Skrill was formerly known as Moneybookers and processes payments for online retailers, gambling websites and media companies. Investcorp said it reported revenues of more than €200m last year and EBITDA of €50m.
CVC’s acquisition of a 75 percent stake in Skrill will be funded with around €250m of equity as well as debt financing provided by Credit Suisse, RBS and Jefferies. Investcorp, which invested €105m for a controlling stake in Skrill in 2007, will retain a “substantial minority position” and a seat on the board.

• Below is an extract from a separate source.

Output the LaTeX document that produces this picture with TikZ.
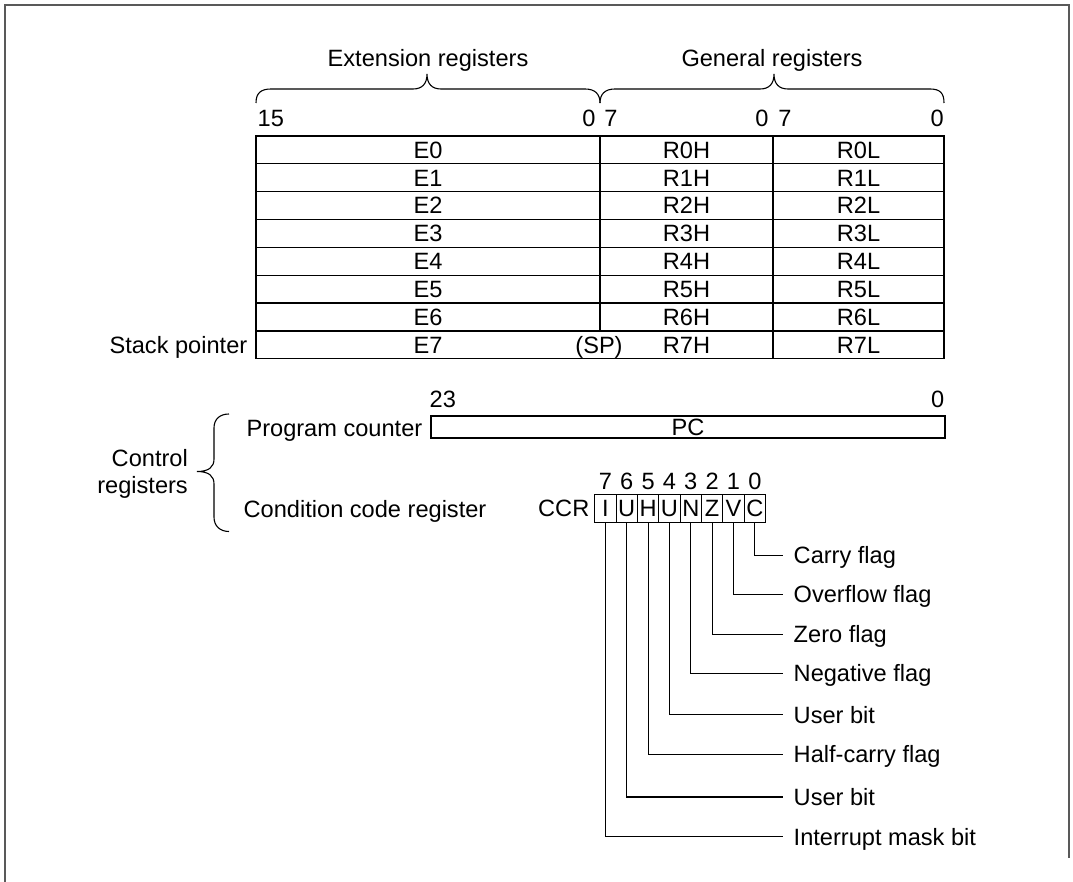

The Bahraini Group put Skrill up for sale by Barclays earlier this year following rapid growth and the acquisition last year of Paysafecard.com from Wertkarten, an Austrian provider of prepaid vouchers that enable consumers to shop online with a lower fraud risk, for €140m. The company now employs some 700 staff and boasts 35 million account holders, and 150,000 merchants. It competes with the eBay-owned digital wallet provider PayPal and Google Checkout, among others.
The company’s management team will remain in place folowing completion of the deal, which is subject to approval by regulators.
Skrill chief executive Siegfried Heimgaertner said: “We are delighted to have CVC on-board whilst retaining Investcorp as a significant investor.
“CVC’s global reach and experience will support our goal to become the first choice in payments on a global basis. The value-based transformation we began in 2012 will continue unabated through this year and into 2014.”
CVC senior managing director Peter Rutland said it would support Skrill’s international expansion plans. The company had planned to raise funding in a flotation but abandoned the idea in 2011 amid concern about the weak IPO market.